— Requirements —
Exclude any images and output the remaining records exactly.

— The records —
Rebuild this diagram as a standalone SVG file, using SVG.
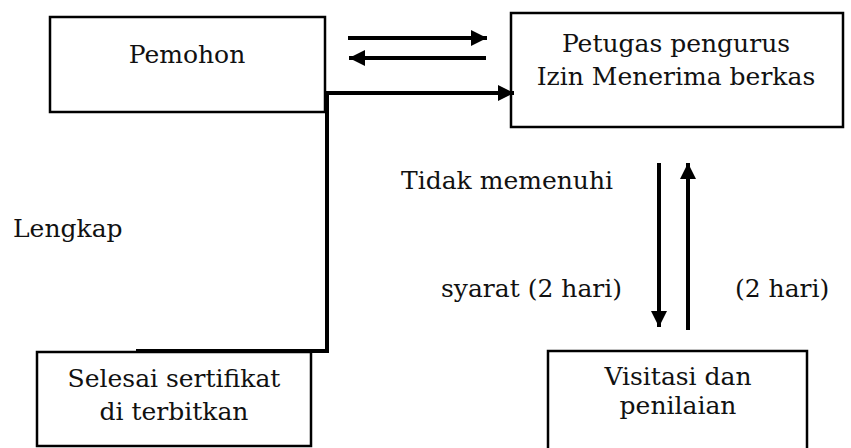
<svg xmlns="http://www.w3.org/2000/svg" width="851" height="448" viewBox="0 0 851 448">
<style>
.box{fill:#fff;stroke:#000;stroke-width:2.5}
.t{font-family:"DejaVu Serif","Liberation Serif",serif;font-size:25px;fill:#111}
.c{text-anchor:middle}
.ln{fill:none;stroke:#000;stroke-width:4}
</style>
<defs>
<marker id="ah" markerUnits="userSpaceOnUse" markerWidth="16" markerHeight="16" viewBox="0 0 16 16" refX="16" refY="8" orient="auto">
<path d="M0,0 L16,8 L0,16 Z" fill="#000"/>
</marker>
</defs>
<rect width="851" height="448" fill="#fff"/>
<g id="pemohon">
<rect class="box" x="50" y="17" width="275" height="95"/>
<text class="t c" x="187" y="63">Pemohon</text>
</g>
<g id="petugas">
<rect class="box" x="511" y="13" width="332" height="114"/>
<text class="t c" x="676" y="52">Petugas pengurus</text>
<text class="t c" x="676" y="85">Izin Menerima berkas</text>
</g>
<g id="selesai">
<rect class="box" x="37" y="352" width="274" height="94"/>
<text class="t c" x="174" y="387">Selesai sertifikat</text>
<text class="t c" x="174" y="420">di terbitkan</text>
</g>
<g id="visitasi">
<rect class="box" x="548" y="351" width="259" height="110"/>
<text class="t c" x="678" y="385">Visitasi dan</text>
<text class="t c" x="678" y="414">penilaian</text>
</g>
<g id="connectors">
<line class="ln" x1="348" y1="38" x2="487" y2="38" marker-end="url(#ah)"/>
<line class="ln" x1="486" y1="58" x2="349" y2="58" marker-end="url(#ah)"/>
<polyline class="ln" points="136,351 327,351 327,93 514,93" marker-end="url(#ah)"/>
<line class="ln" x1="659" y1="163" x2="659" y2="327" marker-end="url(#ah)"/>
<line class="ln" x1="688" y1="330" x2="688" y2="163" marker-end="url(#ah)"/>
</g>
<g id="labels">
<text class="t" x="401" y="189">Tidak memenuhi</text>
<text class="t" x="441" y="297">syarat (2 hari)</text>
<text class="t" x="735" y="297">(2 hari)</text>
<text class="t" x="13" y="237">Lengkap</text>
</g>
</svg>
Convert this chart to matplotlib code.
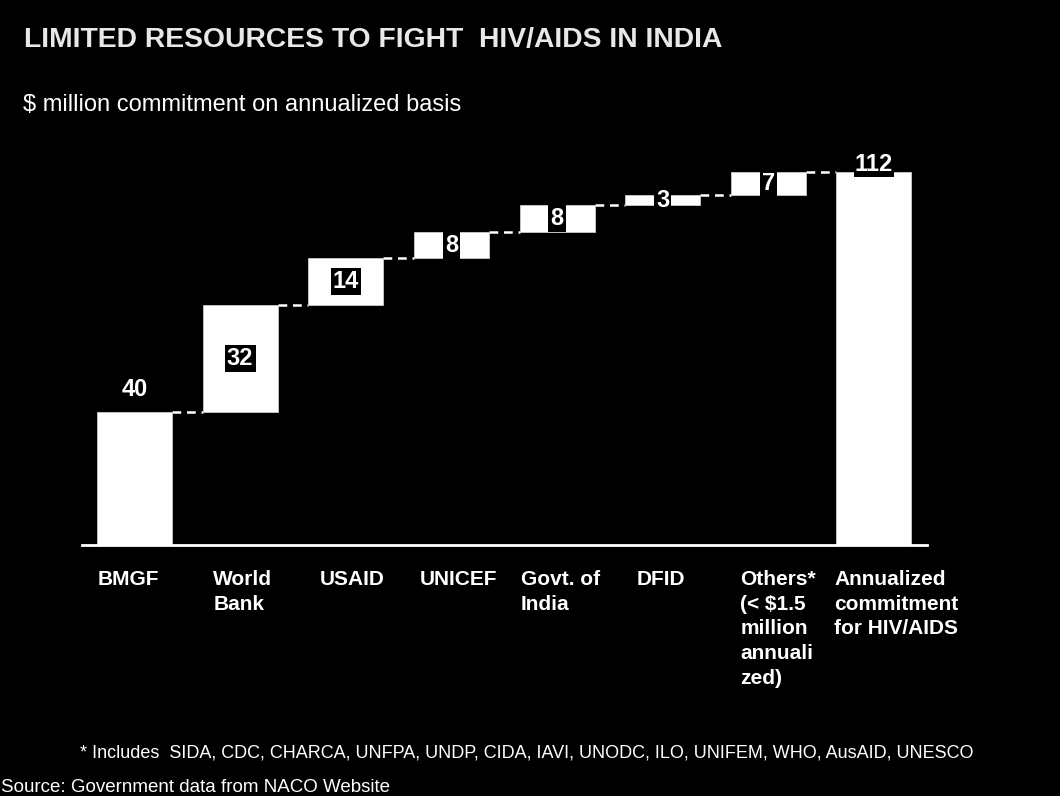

— Result —
Rebuild this diagram as a standalone SVG file, using SVG.
<svg xmlns="http://www.w3.org/2000/svg" width="851" height="448" viewBox="0 0 851 448">
<style>
.box{fill:#fff;stroke:#000;stroke-width:2.5}
.t{font-family:"DejaVu Serif","Liberation Serif",serif;font-size:25px;fill:#111}
.c{text-anchor:middle}
.ln{fill:none;stroke:#000;stroke-width:4}
</style>
<defs>
<marker id="ah" markerUnits="userSpaceOnUse" markerWidth="16" markerHeight="16" viewBox="0 0 16 16" refX="16" refY="8" orient="auto">
<path d="M0,0 L16,8 L0,16 Z" fill="#000"/>
</marker>
</defs>
<rect width="851" height="448" fill="#fff"/>
<g id="pemohon">
<rect class="box" x="50" y="17" width="275" height="95"/>
<text class="t c" x="187" y="63">Pemohon</text>
</g>
<g id="petugas">
<rect class="box" x="511" y="13" width="332" height="114"/>
<text class="t c" x="676" y="52">Petugas pengurus</text>
<text class="t c" x="676" y="85">Izin Menerima berkas</text>
</g>
<g id="selesai">
<rect class="box" x="37" y="352" width="274" height="94"/>
<text class="t c" x="174" y="387">Selesai sertifikat</text>
<text class="t c" x="174" y="420">di terbitkan</text>
</g>
<g id="visitasi">
<rect class="box" x="548" y="351" width="259" height="110"/>
<text class="t c" x="678" y="385">Visitasi dan</text>
<text class="t c" x="678" y="414">penilaian</text>
</g>
<g id="connectors">
<line class="ln" x1="348" y1="38" x2="487" y2="38" marker-end="url(#ah)"/>
<line class="ln" x1="486" y1="58" x2="349" y2="58" marker-end="url(#ah)"/>
<polyline class="ln" points="136,351 327,351 327,93 514,93" marker-end="url(#ah)"/>
<line class="ln" x1="659" y1="163" x2="659" y2="327" marker-end="url(#ah)"/>
<line class="ln" x1="688" y1="330" x2="688" y2="163" marker-end="url(#ah)"/>
</g>
<g id="labels">
<text class="t" x="401" y="189">Tidak memenuhi</text>
<text class="t" x="441" y="297">syarat (2 hari)</text>
<text class="t" x="735" y="297">(2 hari)</text>
<text class="t" x="13" y="237">Lengkap</text>
</g>
</svg>
Convert this chart to matplotlib code.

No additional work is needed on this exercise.